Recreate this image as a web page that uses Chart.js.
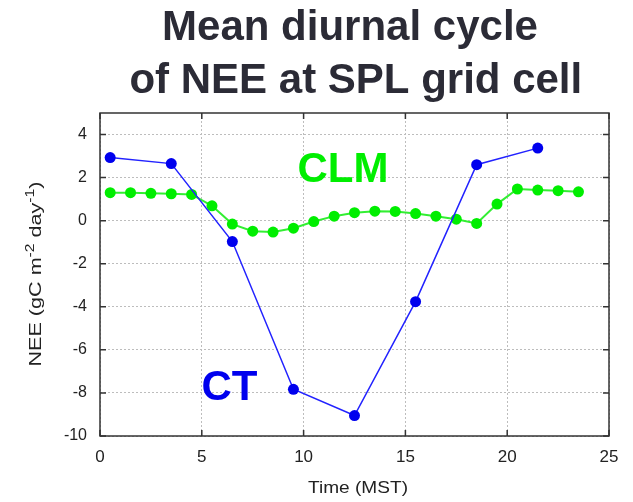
<!DOCTYPE html>
<html>
<head>
<meta charset="utf-8">
<script src="https://cdn.jsdelivr.net/npm/chart.js@4"></script>
<style>
  html, body { margin: 0; padding: 0; background: #fff; }
  #wrap { width: 633px; height: 502px; }
</style>
</head>
<body>
<div id="wrap"><canvas id="neeChart" width="633" height="502"></canvas></div>
<script>
// hours (MST) and NEE values
const ctHours = [0.5, 3.5, 6.5, 9.5, 12.5, 15.5, 18.5, 21.5];
const ctValues = [2.93, 2.65, -0.97, -7.83, -9.05, -3.76, 2.6, 3.37];

const clmHours = [0.5, 1.5, 2.5, 3.5, 4.5, 5.5, 6.5, 7.5, 8.5, 9.5, 10.5, 11.5,
  12.5, 13.5, 14.5, 15.5, 16.5, 17.5, 18.5, 19.5, 20.5, 21.5, 22.5, 23.5];
const clmValues = [1.3, 1.3, 1.27, 1.25, 1.22, 0.69, -0.16, -0.49, -0.53, -0.35, -0.04, 0.21,
  0.37, 0.44, 0.43, 0.33, 0.21, 0.07, -0.13, 0.77, 1.47, 1.42, 1.39, 1.34];

const xTicks = [0, 5, 10, 15, 20, 25];
const yTicks = [-10, -8, -6, -4, -2, 0, 2, 4];

const titleLines = ["Mean diurnal cycle", " of NEE at SPL grid cell"];
const xTitle = "Time (MST)";
const FONT = "'Liberation Sans', Arial, Helvetica, sans-serif";

function toPoints(xs, ys) {
  return xs.map((x, i) => ({ x: x, y: ys[i] }));
}

// text pieces drawn one after another, squeezed/stretched to a given length
function drawPieces(ctx, parts, length) {
  let total = 0;
  parts.forEach(p => { ctx.font = p[1] + "px " + FONT; total += ctx.measureText(p[0]).width; });
  const k = length / total;
  ctx.scale(k, 1);
  let cx = -total / 2;
  parts.forEach(p => {
    ctx.font = p[1] + "px " + FONT;
    ctx.fillText(p[0], cx, p[2]);
    cx += ctx.measureText(p[0]).width;
  });
}

// frame, inward ticks, title, series labels, axis titles
const decorations = {
  id: "decorations",
  afterDraw(chart) {
    const ctx = chart.ctx;
    const a = chart.chartArea;
    const xs = chart.scales.x;
    const ys = chart.scales.y;

    ctx.save();
    ctx.strokeStyle = "#333";
    ctx.lineWidth = 1.5;
    ctx.strokeRect(a.left, a.top, a.right - a.left, a.bottom - a.top);

    ctx.beginPath();
    xTicks.forEach(v => {
      const px = xs.getPixelForValue(v);
      ctx.moveTo(px, a.bottom); ctx.lineTo(px, a.bottom - 6);
      ctx.moveTo(px, a.top); ctx.lineTo(px, a.top + 6);
    });
    yTicks.forEach(v => {
      const py = ys.getPixelForValue(v);
      ctx.moveTo(a.left, py); ctx.lineTo(a.left + 6, py);
      ctx.moveTo(a.right, py); ctx.lineTo(a.right - 6, py);
    });
    ctx.stroke();

    // title
    ctx.fillStyle = "#2b2b36";
    ctx.font = "bold 42px " + FONT;
    ctx.textAlign = "center";
    ctx.textBaseline = "alphabetic";
    ctx.fillText(titleLines[0], 350, 40);
    ctx.fillText(titleLines[1], 350, 93);

    // series labels
    ctx.textAlign = "left";
    ctx.fillStyle = "#00ee00";
    ctx.fillText("CLM", xs.getPixelForValue(9.7), ys.getPixelForValue(1.78));
    ctx.fillStyle = "#0000ee";
    ctx.fillText("CT", xs.getPixelForValue(4.98), ys.getPixelForValue(-8.33));

    ctx.fillStyle = "#222";

    // x axis title
    ctx.save();
    ctx.translate(358, 493);
    drawPieces(ctx, [[xTitle, 16.5, 0]], 100);
    ctx.restore();

    // y axis title with superscripts
    ctx.save();
    ctx.translate(41, 274);
    ctx.rotate(-Math.PI / 2);
    drawPieces(ctx, [
      ["NEE (gC m", 16.5, 0], ["-2", 12, -7], [" day", 16.5, 0], ["-1", 12, -7], [")", 16.5, 0]
    ], 185);
    ctx.restore();

    ctx.restore();
  }
};

const chart = new Chart(document.getElementById("neeChart"), {
  type: "line",
  data: {
    datasets: [
      {
        label: "CT",
        data: toPoints(ctHours, ctValues),
        borderColor: "#2222ff",
        backgroundColor: "#0000ee",
        borderWidth: 1.5,
        pointRadius: 5.5,
        pointBorderWidth: 0,
        pointBackgroundColor: "#0000ee",
        tension: 0
      },
      {
        label: "CLM",
        data: toPoints(clmHours, clmValues),
        borderColor: "#33ee33",
        backgroundColor: "#00ee00",
        borderWidth: 2,
        pointRadius: 5.5,
        pointBorderWidth: 0,
        pointBackgroundColor: "#00ee00",
        tension: 0
      }
    ]
  },
  options: {
    responsive: false,
    animation: false,
    layout: { padding: { top: 113, right: 24, left: 0, bottom: 0 } },
    plugins: {
      legend: { display: false },
      tooltip: { enabled: false }
    },
    scales: {
      x: {
        type: "linear",
        min: 0,
        max: 25,
        ticks: {
          stepSize: 5,
          color: "#222",
          padding: 11,
          font: { family: FONT, size: 17 }
        },
        grid: { color: "#bdbdbd", lineWidth: 1, drawTicks: false },
        border: { display: false, dash: [2, 2] },
        afterFit(scale) { scale.height = 66; }
      },
      y: {
        type: "linear",
        min: -10,
        max: 5,
        ticks: {
          stepSize: 2,
          includeBounds: false,
          color: "#222",
          padding: 13,
          font: { family: FONT, size: 16 }
        },
        grid: { color: "#bdbdbd", lineWidth: 1, drawTicks: false },
        border: { display: false, dash: [2, 2] },
        afterFit(scale) { scale.width = 100; }
      }
    }
  },
  plugins: [decorations]
});
</script>
</body>
</html>
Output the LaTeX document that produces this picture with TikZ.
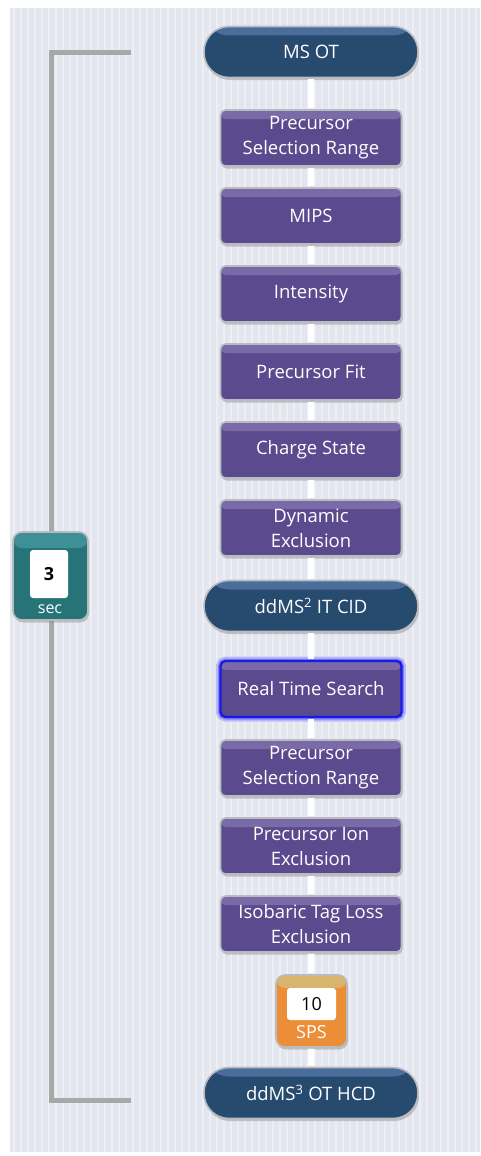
\documentclass[tikz,border=0pt]{standalone}
\usepackage{fontspec}
\setmainfont{Open Sans}
\usetikzlibrary{shadows}
\definecolor{panel}{HTML}{E3E6EE}
\definecolor{stripe}{HTML}{EDEFF4}
\definecolor{bracketgray}{HTML}{A8A8A8}
\definecolor{boxrim}{HTML}{B9BBC0}
\definecolor{scanblue}{HTML}{274A6F}
\definecolor{scantop}{HTML}{4A6D9C}
\definecolor{filtpurple}{HTML}{5B4A8E}
\definecolor{filttop}{HTML}{7A6AA8}
\definecolor{timeteal}{HTML}{267477}
\definecolor{timetop}{HTML}{3F8F96}
\definecolor{spsorange}{HTML}{EC8E38}
\definecolor{spstop}{HTML}{D9B46C}
\definecolor{glowblue}{HTML}{1A1AE6}

\begin{document}
\begin{tikzpicture}[x=1pt,y=-1pt,
    base_node/.style={draw=boxrim, line width=1.6pt, text=white, align=center,
        font=\fontsize{18.5}{25}\selectfont,
        drop shadow={shadow xshift=1pt, shadow yshift=-2.5pt, opacity=0.4}},
    scan_node/.style={base_node, fill=scanblue, rounded corners=25pt,
        minimum width=214pt, minimum height=51pt,
        path picture={\fill[scantop] (path picture bounding box.north west)
            rectangle ([yshift=-9pt]path picture bounding box.north east);}},
    filter_node/.style={base_node, fill=filtpurple, rounded corners=5pt,
        minimum width=181pt, minimum height=56pt,
        path picture={\fill[filttop] (path picture bounding box.north west)
            rectangle ([yshift=-9pt]path picture bounding box.north east);}},
    picked_node/.style={filter_node, draw=glowblue, line width=2.4pt,
        preaction={draw=glowblue!30, line width=9pt},
        preaction={draw=glowblue!55, line width=5pt}},
    count_node/.style={base_node, rounded corners=9pt, minimum width=71pt, minimum height=72pt,
        text height=0pt},
    value_node/.style={fill=white, rounded corners=3pt, text=black, inner sep=0pt,
        font=\fontsize{18}{20}\selectfont},
    link/.style={white, line width=6pt, shorten <=1pt, shorten >=1pt},
    bracket/.style={bracketgray, line width=5pt}]

    \useasboundingbox (0,0) rectangle (480,1156);
    \fill[panel] (10,8) rectangle (480,1152);
    \foreach \x in {14,21,...,476}
        \draw[stripe, line width=2pt] (\x,8) -- (\x,1152);

    % cycle time bracket
    \coordinate (top_end) at (131,53);
    \coordinate (bot_end) at (131,1100);
    \draw[bracket] (top_end) -- (51,53) -- (51,1100) -- (bot_end);

    \node[count_node, fill=timeteal, minimum width=75pt, minimum height=88pt,
        path picture={\fill[timetop] (path picture bounding box.north west)
            rectangle ([yshift=-16pt]path picture bounding box.north east);}] (time) at (50.5,576) {};
    \node[value_node, minimum width=38pt, minimum height=48pt, font=\bfseries\fontsize{18}{20}\selectfont] (sec_val) at (49,574) {3};
    \node[text=white, font=\fontsize{16}{18}\selectfont, inner sep=0pt] (sec_lbl) at (50,609) {sec};

    % scan chain
    \node[scan_node] (1) at (311,52) {MS OT};
    \node[filter_node] (2) at (311,138) {Precursor\\Selection Range};
    \node[filter_node] (3) at (311,216) {MIPS};
    \node[filter_node] (4) at (311,294) {Intensity};
    \node[filter_node] (5) at (311,372) {Precursor Fit};
    \node[filter_node] (6) at (311,450) {Charge State};
    \node[filter_node] (7) at (311,528) {Dynamic\\Exclusion};
    \node[scan_node] (8) at (311,606) {ddMS\textsuperscript{2} IT CID};
    \node[picked_node] (9) at (311,689) {Real Time Search};
    \node[filter_node] (10) at (311,768) {Precursor\\Selection Range};
    \node[filter_node] (11) at (311,846) {Precursor Ion\\Exclusion};
    \node[filter_node] (12) at (311,924) {Isobaric Tag Loss\\Exclusion};
    \node[count_node, fill=spsorange,
        path picture={\fill[spstop] (path picture bounding box.north west)
            rectangle ([yshift=-13pt]path picture bounding box.north east);}] (13) at (311.5,1011) {};
    \node[value_node, minimum width=49pt, minimum height=32pt] (sps_val) at (311.5,1004) {10};
    \node[text=white, font=\fontsize{18}{20}\selectfont, inner sep=0pt] (sps_lbl) at (311.5,1032) {SPS};
    \node[scan_node] (14) at (311,1093) {ddMS\textsuperscript{3} OT HCD};

    \foreach \a/\b in {1/2,2/3,3/4,4/5,5/6,6/7,7/8,8/9,9/10,10/11,11/12,12/13,13/14}
        \draw[link] (\a.south) -- (\b.north);
\end{tikzpicture}
\end{document}
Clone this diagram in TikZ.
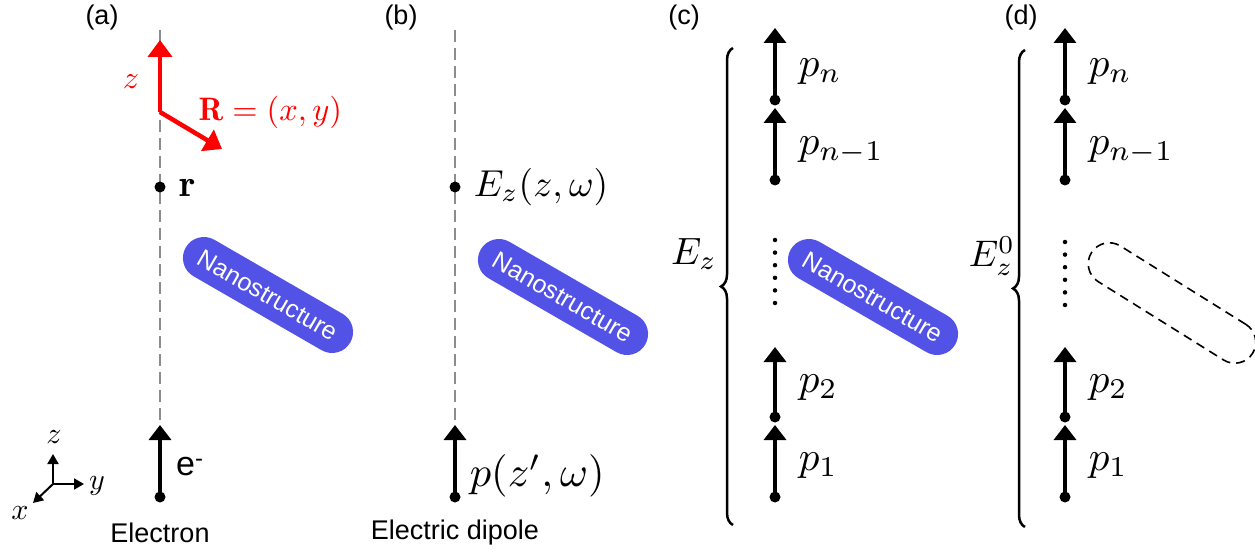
\documentclass[tikz,border=0pt]{standalone}
\usepackage{fontspec}
\setsansfont{Liberation Sans}
\usetikzlibrary{arrows.meta,decorations.pathreplacing}
\definecolor{nano}{RGB}{82,82,230}
\definecolor{dgray}{RGB}{140,140,140}
\begin{document}
\begin{tikzpicture}[x=1pt,y=-1pt,
  dot/.style={circle, fill=black, inner sep=0pt, minimum size=11},
  sdot/.style={circle, fill=black, inner sep=0pt, minimum size=4.5},
  dip/.style={line width=3.5, -{Triangle[width=22,length=15]}},
  redarr/.style={red, line width=4.5, -{Triangle[width=24,length=17]}},
  axarr/.style={line width=2, -{Triangle[width=11,length=10]}},
  guide/.style={dgray, line width=2, dash pattern=on 12 off 6},
  plab/.style={scale=4.1, inner sep=0pt, anchor=west},
  smath/.style={scale=3.0, inner sep=0pt},
  sans/.style={inner sep=0pt, font=\sffamily\fontsize{27}{32}\selectfont},
  pill/.style={rotate=-30, minimum width=190, minimum height=42, rounded corners=21, inner sep=0pt},
  nanotext/.style={fill=nano, text=white, font=\sffamily\fontsize{25}{28}\selectfont},
  bracestyle/.style={line width=2.5, decorate, decoration={brace, amplitude=12}}
]
\useasboundingbox (0,0) rectangle (1255,553);

% panel labels
\node[sans] (la) at (102,18) {(a)};
\node[sans] (lb) at (401,18) {(b)};
\node[sans] (lc) at (684,18) {(c)};
\node[sans] (ld) at (1021,18) {(d)};

% ---------- (a)
\coordinate (atop) at (160,30);
\coordinate (atip) at (160,425);
\draw[guide] (atop) -- (atip);
\coordinate (ro) at (160,112);
\coordinate (rz) at (160,40);
\coordinate (rR) at (222,149);
\draw[redarr] (ro) -- (rz);
\draw[redarr] (ro) -- (rR);
\node[scale=3.2, inner sep=0pt, red] (zlab) at (131,82) {$z$};
\node[scale=3.25, inner sep=0pt, red, anchor=west] (Rlab) at (198,112) {$\mathbf{R}=(x,y)$};
\node[dot] (ar) at (160,187) {};
\node[scale=3.8, inner sep=0pt, anchor=west] (rlab) at (179,188) {$\mathbf{r}$};
\node[pill, nanotext] (nanoa) at (268,295) {Nanostructure};
\node[dot] (ae) at (160,497) {};
\draw[dip] (ae.center) -- (atip);
\node[inner sep=0pt, anchor=west, font=\sffamily\fontsize{34}{38}\selectfont] (elab) at (176,467) {e\textsuperscript{-}};
\node[sans] (elec) at (160,533) {Electron};
% axes
\coordinate (ax0) at (53,484);
\coordinate (axz) at (53,454);
\coordinate (axy) at (84,484);
\coordinate (axx) at (33,503);
\draw[axarr] (ax0) -- (axz);
\draw[axarr] (ax0) -- (axy);
\draw[axarr] (ax0) -- (axx);
\node[smath] (axzl) at (54,437) {$z$};
\node[smath] (axyl) at (97,486) {$y$};
\node[smath] (axxl) at (20,513) {$x$};

% ---------- (b)
\coordinate (btop) at (455,30);
\coordinate (btip) at (455,425);
\draw[guide] (btop) -- (btip);
\node[dot] (br) at (455,187) {};
\node[scale=3.75, inner sep=0pt, anchor=west] (Elab) at (473,187) {$E_z(z,\omega)$};
\node[pill, nanotext] (nanob) at (563,297) {Nanostructure};
\node[dot] (bp) at (455,497) {};
\draw[dip] (bp.center) -- (btip);
\node[scale=4.25, inner sep=0pt, anchor=west] (plab) at (469,476) {$p(z',\omega)$};
\node[sans] (edip) at (455,533) {Electric dipole};

% ---------- (c)
\foreach \n/\d/\t in {cn/100/28, cm/180/108, c2/417/347, c1/497/425}{
  \node[dot] (\n d) at (775,\d) {};
  \coordinate (\n t) at (775,\t);
  \draw[dip] (\n d.center) -- (\n t);
}
\foreach \i in {0,...,5}{ \node[sdot] (cv\i) at (775,240+12.6*\i) {}; }
\node[plab] (cpn) at (798,72) {$p_n$};
\node[plab] (cpm) at (798,150) {$p_{n-1}$};
\node[plab] (cp2) at (798,388) {$p_2$};
\node[plab] (cp1) at (798,466) {$p_1$};
\coordinate (cbb) at (733,525);
\coordinate (cbt) at (733,48);
\draw[bracestyle] (cbb) -- (cbt);
\node[scale=3.8, inner sep=0pt] (cEz) at (694,254) {$E_z$};
\node[pill, nanotext] (nanoc) at (873,297) {Nanostructure};

% ---------- (d)
\foreach \n/\d/\t in {dn/100/28, dm/180/108, d2/417/347, d1/497/425}{
  \node[dot] (\n d) at (1065,\d) {};
  \coordinate (\n t) at (1065,\t);
  \draw[dip] (\n d.center) -- (\n t);
}
\foreach \i in {0,...,5}{ \node[sdot] (dv\i) at (1065,242+12.6*\i) {}; }
\node[plab] (dpn) at (1088,72) {$p_n$};
\node[plab] (dpm) at (1088,150) {$p_{n-1}$};
\node[plab] (dp2) at (1088,388) {$p_2$};
\node[plab] (dp1) at (1088,466) {$p_1$};
\coordinate (dbb) at (1025,527);
\coordinate (dbt) at (1025,50);
\draw[bracestyle] (dbb) -- (dbt);
\node[scale=3.7, inner sep=0pt] (dEz) at (992,256) {$E_z^0$};
\node[pill, rotate=-2, draw, line width=1.6, dash pattern=on 9 off 6] (nanod) at (1172,303) {};
\end{tikzpicture}
\end{document}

--*--

§ **Challenge**:
Without the pictures, give again exactly the lines above starting at the line containing "Clone this diagram in TikZ." and ending at the line containing "(0,0) rectangle (1255,553);".

§ **Result of this exercise**:
Clone this diagram in TikZ.
\documentclass[tikz,border=0pt]{standalone}
\usepackage{fontspec}
\setsansfont{Liberation Sans}
\usetikzlibrary{arrows.meta,decorations.pathreplacing}
\definecolor{nano}{RGB}{82,82,230}
\definecolor{dgray}{RGB}{140,140,140}
\begin{document}
\begin{tikzpicture}[x=1pt,y=-1pt,
  dot/.style={circle, fill=black, inner sep=0pt, minimum size=11},
  sdot/.style={circle, fill=black, inner sep=0pt, minimum size=4.5},
  dip/.style={line width=3.5, -{Triangle[width=22,length=15]}},
  redarr/.style={red, line width=4.5, -{Triangle[width=24,length=17]}},
  axarr/.style={line width=2, -{Triangle[width=11,length=10]}},
  guide/.style={dgray, line width=2, dash pattern=on 12 off 6},
  plab/.style={scale=4.1, inner sep=0pt, anchor=west},
  smath/.style={scale=3.0, inner sep=0pt},
  sans/.style={inner sep=0pt, font=\sffamily\fontsize{27}{32}\selectfont},
  pill/.style={rotate=-30, minimum width=190, minimum height=42, rounded corners=21, inner sep=0pt},
  nanotext/.style={fill=nano, text=white, font=\sffamily\fontsize{25}{28}\selectfont},
  bracestyle/.style={line width=2.5, decorate, decoration={brace, amplitude=12}}
]
\useasboundingbox (0,0) rectangle (1255,553);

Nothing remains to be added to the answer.